### Directions
Reproduce exactly the run of lines from the one containing "Write a component" through the one containing "0.045, 0.036, 0.034];". Pictures do not belong in the copy.

### Supplied information
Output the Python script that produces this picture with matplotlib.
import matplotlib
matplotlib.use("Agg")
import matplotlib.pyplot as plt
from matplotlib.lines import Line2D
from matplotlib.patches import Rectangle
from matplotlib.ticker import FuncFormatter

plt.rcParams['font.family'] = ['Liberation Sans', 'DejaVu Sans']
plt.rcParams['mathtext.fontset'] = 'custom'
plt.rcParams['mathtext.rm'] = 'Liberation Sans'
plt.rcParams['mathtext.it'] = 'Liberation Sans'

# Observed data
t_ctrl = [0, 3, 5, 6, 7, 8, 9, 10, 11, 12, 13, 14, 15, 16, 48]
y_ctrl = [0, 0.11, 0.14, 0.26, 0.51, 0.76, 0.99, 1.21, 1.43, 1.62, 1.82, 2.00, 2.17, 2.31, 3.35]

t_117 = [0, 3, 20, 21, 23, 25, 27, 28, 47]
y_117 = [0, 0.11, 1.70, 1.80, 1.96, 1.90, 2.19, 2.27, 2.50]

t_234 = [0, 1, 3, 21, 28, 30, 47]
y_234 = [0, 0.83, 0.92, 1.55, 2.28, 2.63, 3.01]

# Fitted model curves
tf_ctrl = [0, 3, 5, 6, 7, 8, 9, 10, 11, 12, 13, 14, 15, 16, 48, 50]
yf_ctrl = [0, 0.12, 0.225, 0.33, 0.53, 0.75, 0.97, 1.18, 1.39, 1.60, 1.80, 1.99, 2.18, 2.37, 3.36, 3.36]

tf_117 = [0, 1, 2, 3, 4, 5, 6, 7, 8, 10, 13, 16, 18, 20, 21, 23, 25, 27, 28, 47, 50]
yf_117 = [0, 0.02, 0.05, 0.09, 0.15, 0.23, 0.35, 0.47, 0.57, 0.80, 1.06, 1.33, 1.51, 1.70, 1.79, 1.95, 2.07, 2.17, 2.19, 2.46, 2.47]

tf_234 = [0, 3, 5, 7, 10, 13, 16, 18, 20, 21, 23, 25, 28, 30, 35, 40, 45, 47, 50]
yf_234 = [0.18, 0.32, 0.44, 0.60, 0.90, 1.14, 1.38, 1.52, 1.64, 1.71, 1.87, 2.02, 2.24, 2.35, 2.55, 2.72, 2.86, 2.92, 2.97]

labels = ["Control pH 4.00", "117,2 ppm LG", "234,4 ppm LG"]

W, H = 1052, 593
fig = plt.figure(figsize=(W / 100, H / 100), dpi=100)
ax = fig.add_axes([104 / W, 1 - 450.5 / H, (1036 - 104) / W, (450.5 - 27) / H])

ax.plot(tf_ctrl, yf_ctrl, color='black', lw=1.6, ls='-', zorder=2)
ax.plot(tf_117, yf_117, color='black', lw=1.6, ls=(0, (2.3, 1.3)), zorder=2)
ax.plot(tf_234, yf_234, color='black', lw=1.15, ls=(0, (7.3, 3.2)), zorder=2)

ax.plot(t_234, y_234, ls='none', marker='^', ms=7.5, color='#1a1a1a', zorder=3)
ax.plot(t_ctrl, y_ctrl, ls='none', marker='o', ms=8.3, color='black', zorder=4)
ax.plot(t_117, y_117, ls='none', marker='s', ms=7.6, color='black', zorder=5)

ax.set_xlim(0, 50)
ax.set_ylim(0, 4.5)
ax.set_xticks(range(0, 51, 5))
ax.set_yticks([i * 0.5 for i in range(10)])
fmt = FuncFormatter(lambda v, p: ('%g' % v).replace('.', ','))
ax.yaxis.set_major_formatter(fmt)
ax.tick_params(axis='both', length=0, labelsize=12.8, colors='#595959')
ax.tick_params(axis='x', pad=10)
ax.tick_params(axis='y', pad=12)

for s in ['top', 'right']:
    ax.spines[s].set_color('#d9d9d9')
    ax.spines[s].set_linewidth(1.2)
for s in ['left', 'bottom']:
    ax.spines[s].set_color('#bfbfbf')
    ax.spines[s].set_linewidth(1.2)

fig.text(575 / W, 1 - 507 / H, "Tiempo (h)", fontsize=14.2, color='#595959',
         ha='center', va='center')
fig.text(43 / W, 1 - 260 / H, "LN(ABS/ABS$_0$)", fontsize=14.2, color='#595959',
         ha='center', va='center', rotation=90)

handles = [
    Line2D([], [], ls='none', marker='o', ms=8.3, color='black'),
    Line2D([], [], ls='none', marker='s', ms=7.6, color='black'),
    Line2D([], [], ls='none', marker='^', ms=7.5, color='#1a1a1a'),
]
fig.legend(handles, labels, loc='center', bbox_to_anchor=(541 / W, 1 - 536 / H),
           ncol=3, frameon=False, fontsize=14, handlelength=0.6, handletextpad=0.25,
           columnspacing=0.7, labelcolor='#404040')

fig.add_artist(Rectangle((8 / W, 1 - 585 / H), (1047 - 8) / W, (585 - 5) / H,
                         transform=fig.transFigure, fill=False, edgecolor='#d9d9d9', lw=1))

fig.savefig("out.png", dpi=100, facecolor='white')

--

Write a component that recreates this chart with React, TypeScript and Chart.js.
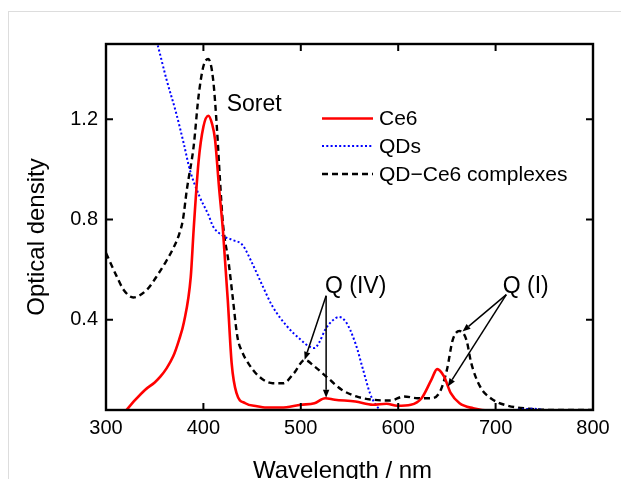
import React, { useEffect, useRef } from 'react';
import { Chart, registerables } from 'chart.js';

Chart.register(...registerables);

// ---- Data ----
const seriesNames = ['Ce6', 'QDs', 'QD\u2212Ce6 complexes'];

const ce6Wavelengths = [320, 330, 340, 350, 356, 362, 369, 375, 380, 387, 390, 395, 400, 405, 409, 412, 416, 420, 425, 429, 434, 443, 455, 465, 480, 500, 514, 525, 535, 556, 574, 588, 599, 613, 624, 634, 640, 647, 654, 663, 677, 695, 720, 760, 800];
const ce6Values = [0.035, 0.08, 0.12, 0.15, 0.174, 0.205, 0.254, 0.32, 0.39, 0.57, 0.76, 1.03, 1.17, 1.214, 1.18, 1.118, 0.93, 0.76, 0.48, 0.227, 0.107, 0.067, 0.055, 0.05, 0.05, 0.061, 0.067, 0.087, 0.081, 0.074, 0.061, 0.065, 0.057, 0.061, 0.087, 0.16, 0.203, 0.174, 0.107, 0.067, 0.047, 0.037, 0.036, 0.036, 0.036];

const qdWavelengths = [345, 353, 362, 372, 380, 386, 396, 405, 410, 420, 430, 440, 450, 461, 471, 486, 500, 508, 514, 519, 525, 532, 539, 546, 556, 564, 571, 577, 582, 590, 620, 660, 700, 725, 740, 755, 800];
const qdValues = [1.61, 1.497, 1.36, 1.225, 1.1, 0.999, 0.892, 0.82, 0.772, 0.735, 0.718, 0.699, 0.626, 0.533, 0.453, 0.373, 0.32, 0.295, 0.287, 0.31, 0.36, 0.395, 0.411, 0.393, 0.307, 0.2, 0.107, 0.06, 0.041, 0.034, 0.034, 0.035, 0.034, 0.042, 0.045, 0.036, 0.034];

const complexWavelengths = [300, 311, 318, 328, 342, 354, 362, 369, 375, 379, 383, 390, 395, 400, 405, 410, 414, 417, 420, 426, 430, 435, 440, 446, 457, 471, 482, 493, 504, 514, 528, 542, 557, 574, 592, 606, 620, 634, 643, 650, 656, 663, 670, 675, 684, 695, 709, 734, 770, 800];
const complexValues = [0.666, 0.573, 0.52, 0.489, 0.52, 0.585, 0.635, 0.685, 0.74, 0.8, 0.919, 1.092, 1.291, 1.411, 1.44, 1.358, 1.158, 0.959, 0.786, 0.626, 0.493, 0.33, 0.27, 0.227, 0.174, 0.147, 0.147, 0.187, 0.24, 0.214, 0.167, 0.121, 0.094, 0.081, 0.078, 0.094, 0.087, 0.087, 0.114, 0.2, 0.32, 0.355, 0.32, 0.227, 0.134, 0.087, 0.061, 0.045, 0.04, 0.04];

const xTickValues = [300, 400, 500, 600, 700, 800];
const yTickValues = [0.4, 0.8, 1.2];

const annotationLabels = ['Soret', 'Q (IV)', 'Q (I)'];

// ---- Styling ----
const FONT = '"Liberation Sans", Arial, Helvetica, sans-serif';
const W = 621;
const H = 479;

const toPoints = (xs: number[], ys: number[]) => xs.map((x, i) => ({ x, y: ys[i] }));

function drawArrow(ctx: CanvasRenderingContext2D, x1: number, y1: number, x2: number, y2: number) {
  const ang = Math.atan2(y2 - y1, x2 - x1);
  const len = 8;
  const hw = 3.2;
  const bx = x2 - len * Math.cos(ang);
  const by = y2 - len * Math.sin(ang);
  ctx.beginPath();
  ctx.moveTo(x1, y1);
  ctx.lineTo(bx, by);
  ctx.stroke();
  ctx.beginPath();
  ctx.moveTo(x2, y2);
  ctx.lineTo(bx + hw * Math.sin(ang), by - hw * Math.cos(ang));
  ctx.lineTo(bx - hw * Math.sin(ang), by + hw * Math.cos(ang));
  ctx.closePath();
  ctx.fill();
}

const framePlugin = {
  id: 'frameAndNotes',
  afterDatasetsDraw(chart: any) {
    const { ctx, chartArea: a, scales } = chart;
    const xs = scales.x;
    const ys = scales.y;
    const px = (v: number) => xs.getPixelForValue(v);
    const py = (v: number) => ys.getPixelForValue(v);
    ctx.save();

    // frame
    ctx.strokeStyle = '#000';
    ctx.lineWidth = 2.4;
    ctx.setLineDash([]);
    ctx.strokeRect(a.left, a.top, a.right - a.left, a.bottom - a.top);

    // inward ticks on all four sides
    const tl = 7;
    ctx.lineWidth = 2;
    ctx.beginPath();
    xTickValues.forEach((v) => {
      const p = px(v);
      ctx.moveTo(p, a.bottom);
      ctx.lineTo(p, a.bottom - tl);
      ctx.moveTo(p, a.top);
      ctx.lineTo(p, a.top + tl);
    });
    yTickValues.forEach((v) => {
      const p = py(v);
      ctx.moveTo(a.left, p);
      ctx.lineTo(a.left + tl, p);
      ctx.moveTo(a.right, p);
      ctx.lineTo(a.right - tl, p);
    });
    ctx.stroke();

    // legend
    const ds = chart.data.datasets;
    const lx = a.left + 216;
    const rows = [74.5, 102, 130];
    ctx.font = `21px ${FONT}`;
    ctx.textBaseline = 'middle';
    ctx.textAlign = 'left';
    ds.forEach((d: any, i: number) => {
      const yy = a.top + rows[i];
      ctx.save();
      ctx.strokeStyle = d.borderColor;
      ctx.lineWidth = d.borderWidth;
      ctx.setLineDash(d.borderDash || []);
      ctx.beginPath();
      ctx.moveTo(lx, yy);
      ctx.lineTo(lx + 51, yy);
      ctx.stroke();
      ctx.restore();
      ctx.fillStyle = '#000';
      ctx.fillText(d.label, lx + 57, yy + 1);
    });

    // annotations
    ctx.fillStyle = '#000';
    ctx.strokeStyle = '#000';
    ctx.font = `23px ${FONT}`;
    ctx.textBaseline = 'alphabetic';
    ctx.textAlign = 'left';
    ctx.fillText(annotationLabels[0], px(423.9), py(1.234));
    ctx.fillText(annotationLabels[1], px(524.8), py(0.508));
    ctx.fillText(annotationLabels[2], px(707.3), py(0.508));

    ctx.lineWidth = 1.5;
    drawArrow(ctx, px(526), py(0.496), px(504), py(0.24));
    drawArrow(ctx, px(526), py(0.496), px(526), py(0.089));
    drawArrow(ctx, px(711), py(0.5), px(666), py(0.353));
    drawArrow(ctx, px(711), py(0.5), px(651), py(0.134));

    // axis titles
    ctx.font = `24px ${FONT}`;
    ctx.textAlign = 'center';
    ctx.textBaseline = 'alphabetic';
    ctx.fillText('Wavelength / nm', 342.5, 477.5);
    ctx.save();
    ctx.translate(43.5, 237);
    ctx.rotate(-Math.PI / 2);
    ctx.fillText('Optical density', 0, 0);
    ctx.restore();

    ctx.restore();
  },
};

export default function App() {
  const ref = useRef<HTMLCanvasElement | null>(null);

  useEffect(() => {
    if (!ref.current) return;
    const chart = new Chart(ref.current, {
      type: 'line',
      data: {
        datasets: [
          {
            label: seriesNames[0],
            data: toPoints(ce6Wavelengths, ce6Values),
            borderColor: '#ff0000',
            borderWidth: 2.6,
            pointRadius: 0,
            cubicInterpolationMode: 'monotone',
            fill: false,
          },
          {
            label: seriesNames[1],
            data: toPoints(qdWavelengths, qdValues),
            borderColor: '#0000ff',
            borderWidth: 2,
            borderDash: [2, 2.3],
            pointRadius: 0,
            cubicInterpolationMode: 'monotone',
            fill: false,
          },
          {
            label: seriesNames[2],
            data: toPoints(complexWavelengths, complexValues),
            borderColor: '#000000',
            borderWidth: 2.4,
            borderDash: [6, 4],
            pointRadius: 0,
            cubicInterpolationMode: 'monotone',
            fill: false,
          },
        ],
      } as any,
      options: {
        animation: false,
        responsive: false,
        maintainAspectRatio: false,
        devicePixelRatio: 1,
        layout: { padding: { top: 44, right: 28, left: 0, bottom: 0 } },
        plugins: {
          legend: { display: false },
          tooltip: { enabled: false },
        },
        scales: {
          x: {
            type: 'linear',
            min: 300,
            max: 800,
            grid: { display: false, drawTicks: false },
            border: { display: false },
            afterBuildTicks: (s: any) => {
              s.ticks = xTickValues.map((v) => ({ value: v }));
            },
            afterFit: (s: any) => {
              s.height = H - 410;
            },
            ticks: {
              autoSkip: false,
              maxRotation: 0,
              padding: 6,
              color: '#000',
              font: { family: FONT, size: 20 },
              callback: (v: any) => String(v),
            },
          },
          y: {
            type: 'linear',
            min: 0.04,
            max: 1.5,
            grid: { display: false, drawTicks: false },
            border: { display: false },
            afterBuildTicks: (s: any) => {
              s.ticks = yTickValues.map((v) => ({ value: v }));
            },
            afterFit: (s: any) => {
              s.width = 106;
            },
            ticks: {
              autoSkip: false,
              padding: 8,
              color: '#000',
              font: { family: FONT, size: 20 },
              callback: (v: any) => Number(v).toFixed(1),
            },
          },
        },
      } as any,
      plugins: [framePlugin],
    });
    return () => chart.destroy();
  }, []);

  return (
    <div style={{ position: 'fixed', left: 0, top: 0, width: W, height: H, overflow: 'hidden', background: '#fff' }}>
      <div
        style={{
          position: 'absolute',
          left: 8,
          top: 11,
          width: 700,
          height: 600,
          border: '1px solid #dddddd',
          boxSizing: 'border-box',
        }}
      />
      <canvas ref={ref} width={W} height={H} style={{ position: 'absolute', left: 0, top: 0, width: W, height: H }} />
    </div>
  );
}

### Answer to the task
Write a component that recreates this chart with React, TypeScript and Chart.js.
import React, { useEffect, useRef } from 'react';
import { Chart, registerables } from 'chart.js';

Chart.register(...registerables);

// ---- Data ----
const seriesNames = ['Ce6', 'QDs', 'QD\u2212Ce6 complexes'];

const ce6Wavelengths = [320, 330, 340, 350, 356, 362, 369, 375, 380, 387, 390, 395, 400, 405, 409, 412, 416, 420, 425, 429, 434, 443, 455, 465, 480, 500, 514, 525, 535, 556, 574, 588, 599, 613, 624, 634, 640, 647, 654, 663, 677, 695, 720, 760, 800];
const ce6Values = [0.035, 0.08, 0.12, 0.15, 0.174, 0.205, 0.254, 0.32, 0.39, 0.57, 0.76, 1.03, 1.17, 1.214, 1.18, 1.118, 0.93, 0.76, 0.48, 0.227, 0.107, 0.067, 0.055, 0.05, 0.05, 0.061, 0.067, 0.087, 0.081, 0.074, 0.061, 0.065, 0.057, 0.061, 0.087, 0.16, 0.203, 0.174, 0.107, 0.067, 0.047, 0.037, 0.036, 0.036, 0.036];

const qdWavelengths = [345, 353, 362, 372, 380, 386, 396, 405, 410, 420, 430, 440, 450, 461, 471, 486, 500, 508, 514, 519, 525, 532, 539, 546, 556, 564, 571, 577, 582, 590, 620, 660, 700, 725, 740, 755, 800];
const qdValues = [1.61, 1.497, 1.36, 1.225, 1.1, 0.999, 0.892, 0.82, 0.772, 0.735, 0.718, 0.699, 0.626, 0.533, 0.453, 0.373, 0.32, 0.295, 0.287, 0.31, 0.36, 0.395, 0.411, 0.393, 0.307, 0.2, 0.107, 0.06, 0.041, 0.034, 0.034, 0.035, 0.034, 0.042, 0.045, 0.036, 0.034];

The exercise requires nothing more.